Start at the line containing "Clone this chart in Plotly.", stop at the line containing "tracegroupgap=0)", and set down every line in that stretch exactly as written, and nothing else.

(Code that draws figures)
- - - - - - -
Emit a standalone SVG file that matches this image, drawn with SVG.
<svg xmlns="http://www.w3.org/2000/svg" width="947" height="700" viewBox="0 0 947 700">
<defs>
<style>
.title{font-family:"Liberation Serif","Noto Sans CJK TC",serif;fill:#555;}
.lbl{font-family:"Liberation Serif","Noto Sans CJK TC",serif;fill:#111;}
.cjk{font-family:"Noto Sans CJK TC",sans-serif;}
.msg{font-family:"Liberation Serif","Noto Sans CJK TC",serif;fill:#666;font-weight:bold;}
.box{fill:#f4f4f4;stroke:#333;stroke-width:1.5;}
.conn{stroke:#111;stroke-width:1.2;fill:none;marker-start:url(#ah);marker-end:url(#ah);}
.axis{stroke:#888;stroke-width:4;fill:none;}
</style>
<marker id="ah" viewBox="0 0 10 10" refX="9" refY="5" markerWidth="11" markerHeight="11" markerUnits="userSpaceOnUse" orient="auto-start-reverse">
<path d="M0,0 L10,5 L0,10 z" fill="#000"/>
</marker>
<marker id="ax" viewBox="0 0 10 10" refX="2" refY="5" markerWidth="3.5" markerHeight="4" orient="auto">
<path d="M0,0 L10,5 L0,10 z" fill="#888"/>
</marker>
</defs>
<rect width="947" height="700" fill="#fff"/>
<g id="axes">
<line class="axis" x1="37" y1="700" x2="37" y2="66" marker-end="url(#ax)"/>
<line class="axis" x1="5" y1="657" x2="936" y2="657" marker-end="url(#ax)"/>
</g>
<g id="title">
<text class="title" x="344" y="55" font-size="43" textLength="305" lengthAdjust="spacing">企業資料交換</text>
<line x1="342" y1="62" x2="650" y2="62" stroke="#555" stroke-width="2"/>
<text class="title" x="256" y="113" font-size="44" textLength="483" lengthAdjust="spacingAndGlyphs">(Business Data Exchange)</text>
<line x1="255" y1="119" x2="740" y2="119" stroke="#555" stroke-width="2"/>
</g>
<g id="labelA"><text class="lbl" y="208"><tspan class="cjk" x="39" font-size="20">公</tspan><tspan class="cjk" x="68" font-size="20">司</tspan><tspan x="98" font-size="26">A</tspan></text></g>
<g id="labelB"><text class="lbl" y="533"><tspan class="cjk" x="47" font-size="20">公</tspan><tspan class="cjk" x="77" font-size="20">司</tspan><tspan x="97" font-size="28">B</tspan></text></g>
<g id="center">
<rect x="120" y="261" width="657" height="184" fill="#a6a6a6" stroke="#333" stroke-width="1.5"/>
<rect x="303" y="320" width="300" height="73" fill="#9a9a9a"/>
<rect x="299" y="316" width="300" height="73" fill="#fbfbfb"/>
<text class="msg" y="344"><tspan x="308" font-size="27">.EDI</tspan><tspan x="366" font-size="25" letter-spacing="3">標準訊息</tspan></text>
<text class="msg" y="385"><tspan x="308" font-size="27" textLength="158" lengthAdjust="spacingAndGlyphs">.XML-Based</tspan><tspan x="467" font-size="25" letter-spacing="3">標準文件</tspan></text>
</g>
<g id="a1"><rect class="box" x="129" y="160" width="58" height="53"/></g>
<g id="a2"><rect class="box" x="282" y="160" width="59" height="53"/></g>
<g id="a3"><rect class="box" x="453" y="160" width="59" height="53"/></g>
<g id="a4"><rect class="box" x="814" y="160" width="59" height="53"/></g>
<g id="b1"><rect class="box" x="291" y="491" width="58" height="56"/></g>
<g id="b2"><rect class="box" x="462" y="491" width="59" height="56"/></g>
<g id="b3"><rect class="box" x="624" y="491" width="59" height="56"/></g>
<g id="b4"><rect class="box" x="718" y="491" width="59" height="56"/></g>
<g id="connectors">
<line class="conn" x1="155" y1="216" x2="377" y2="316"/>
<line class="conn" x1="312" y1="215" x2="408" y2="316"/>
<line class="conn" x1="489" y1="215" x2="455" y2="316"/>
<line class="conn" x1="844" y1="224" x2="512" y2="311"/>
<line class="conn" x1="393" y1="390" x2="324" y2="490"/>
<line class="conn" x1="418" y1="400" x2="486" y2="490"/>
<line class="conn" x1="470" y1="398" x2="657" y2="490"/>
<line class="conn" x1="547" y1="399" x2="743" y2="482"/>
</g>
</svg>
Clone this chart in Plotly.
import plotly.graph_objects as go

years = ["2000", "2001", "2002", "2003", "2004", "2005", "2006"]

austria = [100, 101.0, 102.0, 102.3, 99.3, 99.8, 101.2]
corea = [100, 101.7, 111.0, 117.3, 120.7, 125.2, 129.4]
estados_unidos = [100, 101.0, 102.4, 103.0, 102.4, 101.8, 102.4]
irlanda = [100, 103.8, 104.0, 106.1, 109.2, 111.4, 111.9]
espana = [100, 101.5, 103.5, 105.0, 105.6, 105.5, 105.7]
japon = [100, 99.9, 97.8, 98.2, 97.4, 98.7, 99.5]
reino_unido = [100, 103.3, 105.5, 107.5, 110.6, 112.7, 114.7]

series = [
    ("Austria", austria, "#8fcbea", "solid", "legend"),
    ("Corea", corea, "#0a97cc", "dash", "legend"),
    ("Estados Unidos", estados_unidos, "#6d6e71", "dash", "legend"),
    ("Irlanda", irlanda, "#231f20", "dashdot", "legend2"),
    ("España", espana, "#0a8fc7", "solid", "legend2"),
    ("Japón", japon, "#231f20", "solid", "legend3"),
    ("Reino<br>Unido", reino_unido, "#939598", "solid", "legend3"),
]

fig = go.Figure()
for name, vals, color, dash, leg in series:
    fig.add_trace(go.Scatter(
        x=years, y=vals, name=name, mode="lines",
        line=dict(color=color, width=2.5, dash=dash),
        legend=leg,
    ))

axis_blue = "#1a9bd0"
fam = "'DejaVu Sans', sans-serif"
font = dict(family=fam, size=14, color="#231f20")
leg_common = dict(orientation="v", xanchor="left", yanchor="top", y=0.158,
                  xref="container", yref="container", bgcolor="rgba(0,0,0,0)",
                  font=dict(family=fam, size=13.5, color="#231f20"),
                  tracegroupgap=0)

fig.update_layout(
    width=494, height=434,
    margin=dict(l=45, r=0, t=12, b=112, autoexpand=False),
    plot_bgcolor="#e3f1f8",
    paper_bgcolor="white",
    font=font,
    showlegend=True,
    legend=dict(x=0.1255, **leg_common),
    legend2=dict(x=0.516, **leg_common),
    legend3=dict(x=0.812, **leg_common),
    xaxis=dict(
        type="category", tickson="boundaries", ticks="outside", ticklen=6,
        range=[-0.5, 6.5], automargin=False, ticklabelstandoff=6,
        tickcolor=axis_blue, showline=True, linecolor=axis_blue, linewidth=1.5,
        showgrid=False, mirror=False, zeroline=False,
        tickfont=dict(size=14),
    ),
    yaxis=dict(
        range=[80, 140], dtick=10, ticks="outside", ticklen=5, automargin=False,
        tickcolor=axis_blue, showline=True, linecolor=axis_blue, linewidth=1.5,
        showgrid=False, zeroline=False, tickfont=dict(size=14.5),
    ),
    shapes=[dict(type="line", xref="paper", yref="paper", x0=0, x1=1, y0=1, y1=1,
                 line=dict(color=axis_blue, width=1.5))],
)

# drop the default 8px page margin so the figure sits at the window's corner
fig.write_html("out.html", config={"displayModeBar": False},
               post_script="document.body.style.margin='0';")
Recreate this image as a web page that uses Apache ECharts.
- - - - - - -
• [Problem solution]:
Clone this chart in Plotly.
import plotly.graph_objects as go

years = ["2000", "2001", "2002", "2003", "2004", "2005", "2006"]

austria = [100, 101.0, 102.0, 102.3, 99.3, 99.8, 101.2]
corea = [100, 101.7, 111.0, 117.3, 120.7, 125.2, 129.4]
estados_unidos = [100, 101.0, 102.4, 103.0, 102.4, 101.8, 102.4]
irlanda = [100, 103.8, 104.0, 106.1, 109.2, 111.4, 111.9]
espana = [100, 101.5, 103.5, 105.0, 105.6, 105.5, 105.7]
japon = [100, 99.9, 97.8, 98.2, 97.4, 98.7, 99.5]
reino_unido = [100, 103.3, 105.5, 107.5, 110.6, 112.7, 114.7]

series = [
    ("Austria", austria, "#8fcbea", "solid", "legend"),
    ("Corea", corea, "#0a97cc", "dash", "legend"),
    ("Estados Unidos", estados_unidos, "#6d6e71", "dash", "legend"),
    ("Irlanda", irlanda, "#231f20", "dashdot", "legend2"),
    ("España", espana, "#0a8fc7", "solid", "legend2"),
    ("Japón", japon, "#231f20", "solid", "legend3"),
    ("Reino<br>Unido", reino_unido, "#939598", "solid", "legend3"),
]

fig = go.Figure()
for name, vals, color, dash, leg in series:
    fig.add_trace(go.Scatter(
        x=years, y=vals, name=name, mode="lines",
        line=dict(color=color, width=2.5, dash=dash),
        legend=leg,
    ))

axis_blue = "#1a9bd0"
fam = "'DejaVu Sans', sans-serif"
font = dict(family=fam, size=14, color="#231f20")
leg_common = dict(orientation="v", xanchor="left", yanchor="top", y=0.158,
                  xref="container", yref="container", bgcolor="rgba(0,0,0,0)",
                  font=dict(family=fam, size=13.5, color="#231f20"),
                  tracegroupgap=0)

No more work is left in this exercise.